Géomaths
Série de 30 photographies argentiques noir et blanc, 35mm, 2020
(Maine, États-Unis)
p. 36 – Marguerite Duras, La douleur, « La douleur »
« S’il revenait nous irions à la mer, c’est ce qui lui ferait le plus de plaisir. Je crois que de toutes façons je vais mourir. S’il revient je mourrai aussi. S’il sonnait : ‘Qui est là. – Moi, Robert L.’, tout ce que je pourrais faire c’est ouvrir et puis mourir. S’il revient nous irons à la mer. Ce sera l’été, le plein été. Entre le moment où j’ouvre la porte et celui où nous nous retrouvons devant la mer, je suis morte. Dans une espèce de survie, je vois que la mer est verte, qu’il y a une plage un peu orangée, le sable. À l’intérieur de ma tête la brise salée qui empêche la pensée. Je ne sais pas où il est au moment où je vois la mer, mais je sais qu’il vit. Qu’il est quelque part sur la terre, de son côté, à respirer. Je peux donc m’étendre sur la plage et me reposer. Quand il reviendra nous irons à la mer, une mer chaude. C’est ce qui lui fera le plus plaisir, et puis le plus de bien aussi. Il arrivera, il atteindra la plage, il restera debout sur la plage et il regardera la mer. Moi, il me suffira de le regarder, lui. Je ne demande rien pour moi. La tête contre la vitre. »
00:00:53–00:00:57 – Agnès Varda, Les plages d’Agnès
« Moi, si on m’ouvrait, on trouverait des plages. »

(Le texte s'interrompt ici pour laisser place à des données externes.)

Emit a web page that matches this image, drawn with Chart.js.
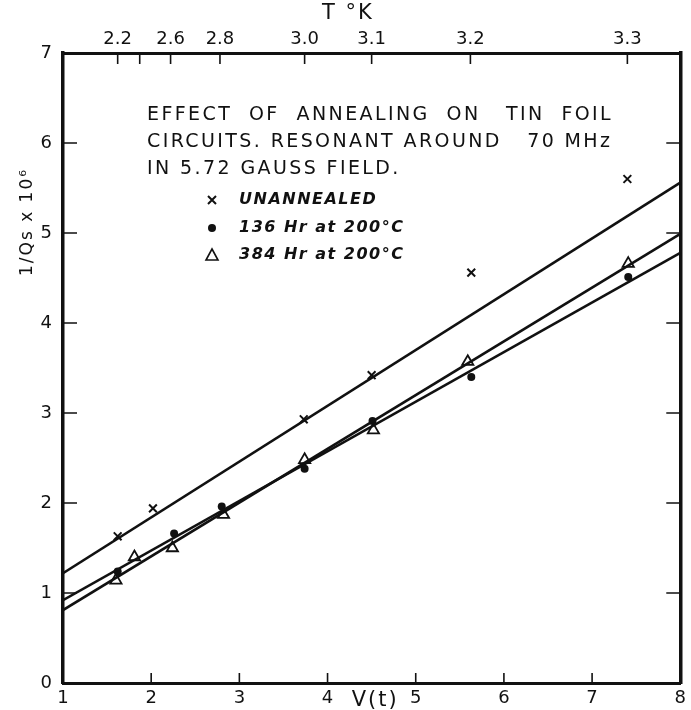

p. 68 - Ada Limón, The Hurting Kind, "Runaway Child"
"It took me years to realize those two blues
were the same ocean."
Un rouleau de pellicule, trois lieux, trente poses.
L’écologie se joint à la géométrie, la topographie à la topologie,
Les racines et les pierres sont les variables d’une mathématique-nature.
Voici des détails du quotidien environnemental – des lignes de fuite devenant la circonférence d’un rocher, des rangées et virages, le chevauchement de matériaux, d’angles, de courbes et de coudes. Voici des formes composites, les composantes d’un calcul des variations.
À plusieurs instants, j’essaie de vite changer la vitesse de l’obturateur pour capturer la silhouette de l’eau, la superficie d’un morceau de bois, la texture d’un ruisseau, une vague. Je trébuche souvent dans l’immobilité qui m’entoure. Le contour de mon soulier m’inquiète. Je cherche à avancer sans bruit, sans sillon.
Le mouvement et l’espace-temps laissent des traces à la surface du sable, tachent des tas de coquillages.Des voussures vertigineuses donnent lieu à des strates minérales précises, des dimensions fractales. Et là l’accroc, où la pellicule zigzague, c’est l’exposition finale – une cartouche épuisée, une dernière pause.